Skimmer Found at U.S. Bank


Crescenta Valley Sheriff’s have made one arrest concerning “skimmer” activity at an ATM at a La Crescenta U.S. Bank.

“We had a call concerning suspicious activity,” said Lt. Edwards, Los Angeles County Sheriff’s Department, CV Station.

The call came in about 1 p.m. on Friday. When deputies arrived at the U.S. Bank at 2649 Foothill Blvd. they arrested one suspect and found that the outdoor ATM had a skimmer device attached.

A skimmer is an electronic device that can be planted on an ATM that records information as unknowing customers use their cards.

The suspect, a 33-year-old Oakland man, was one of two men who had been witnessed near the ATM machine at the bank.

The witness reported seeing the men standing on the sidewalk near the front door of the bank, one on the east side and one on the west. The witness reported the incident and a bank employee went outside to the ATM. She recognized the camera and card receiver did not seem to be normal.

According to a CV Sheriff’s report, the witness reported seeing two men near the ATM at about 9:15 a.m. A surveillance video showed the suspect walking up to the ATM with something in his hands just at 12 a.m., staying for about a minute, and then walking away. It appeared the suspect attached the skimmer device onto the ATM.

Sheriffs were able to arrest one suspect but the second man is still outstanding.

Sheriffs do not know how long the device was operating at the bank; however, typically suspects do not keep skimmers in place for very long.

“If anyone has used the bank ATM within the last few days they should check their transactions,” Edwards advised. “[They should] change their passwords.”

The suspects may be part of a larger “crew” that is suspected to have attached skimmers on U.S. Banks throughout California.

The investigation is ongoing. Anyone with information is asked to contact the CV Sheriff’s Station at (818) 248-3464.
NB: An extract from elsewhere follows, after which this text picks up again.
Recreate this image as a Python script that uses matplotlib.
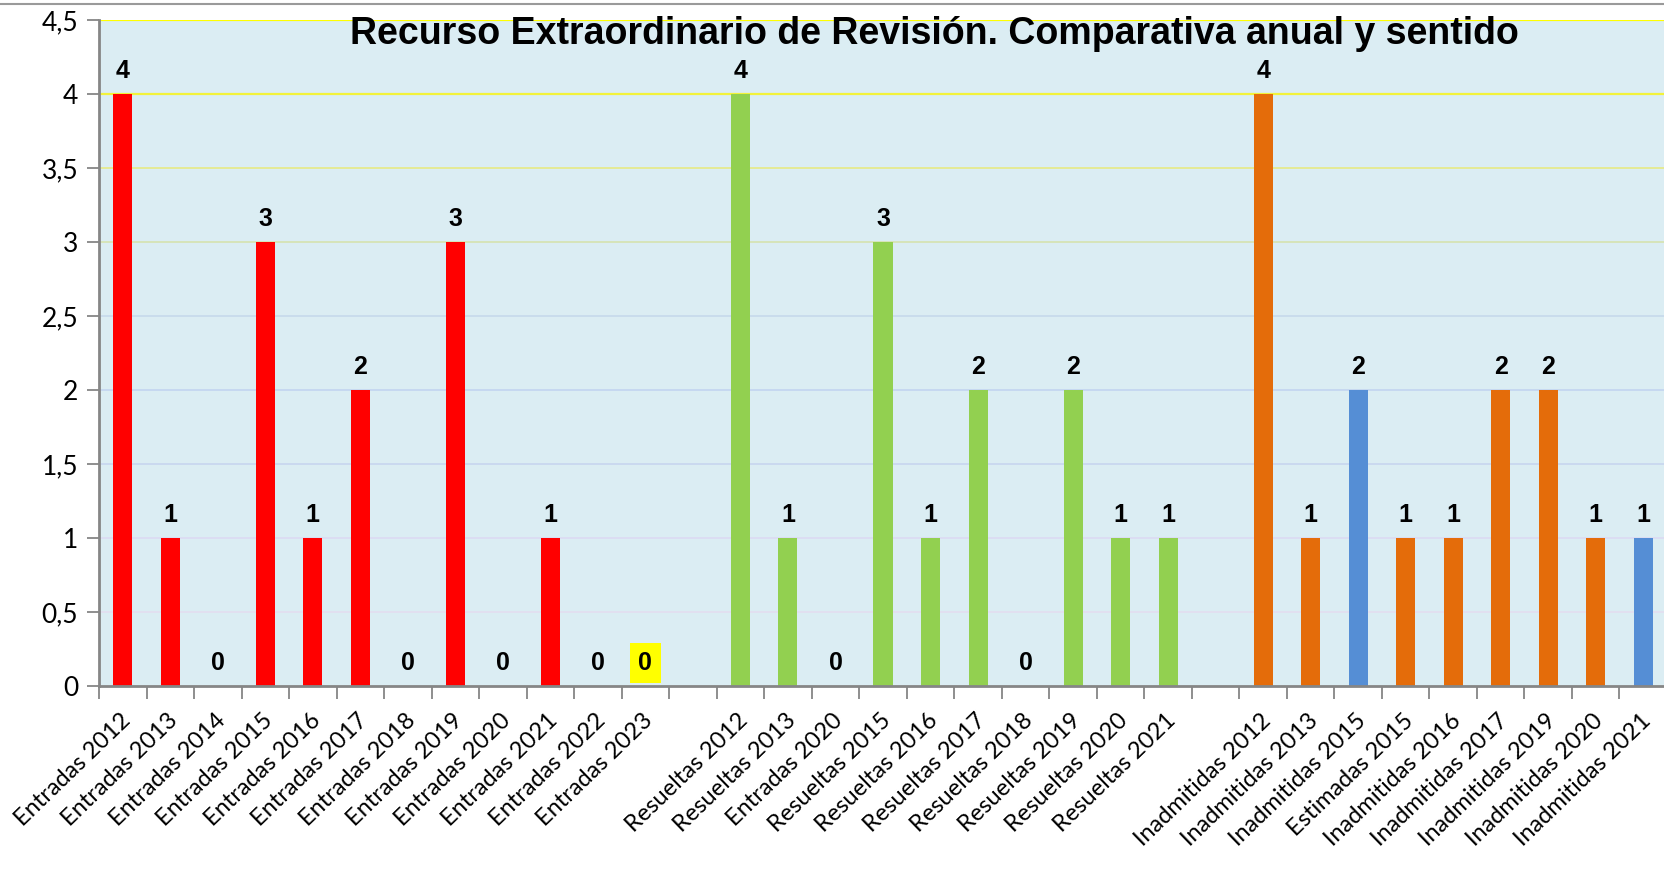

According to the FBI, skimmer devices that are planted on ATMs are usually undetectable by users – the makers of this equipment have become very adept at creating them, often from plastic or plaster, so that they blend right into the ATM’s façade. The specific device used is often a realistic-looking card reader placed over the factory-installed card reader. Customers insert their ATM card into the phony reader, and their account info is swiped and stored on a small attached laptop or cellphone or sent wirelessly to the criminals waiting nearby. In addition, skimming typically involves the use of a hidden camera, installed on or near an ATM, to record customers’ entry of their PINs into the ATM’s keypad. There have also been instances when, instead of a hidden camera, criminals attach a phony keypad on top of the real keypad … which records every keystroke as customers punch in their PINs.

Skimming devices are installed for short periods of time, usually just a few hours, so they are often attached to an ATM by nothing more than double-sided tape. They are then removed by the criminals who download the stolen account information and encode it onto blank cards. The cards are used to make withdrawals from victims’ accounts at other ATMs.

The suspect who was arrested is described as a male, black, 25 to 30 years old, 6’3” tall, weighing 170 pounds. The suspect still outstanding is described as 25 to 30 years old, 6’2” tall, wearing 190 pounds and at the time of the incident was wearing a dark grey jersey shirt, black pants and white shoes.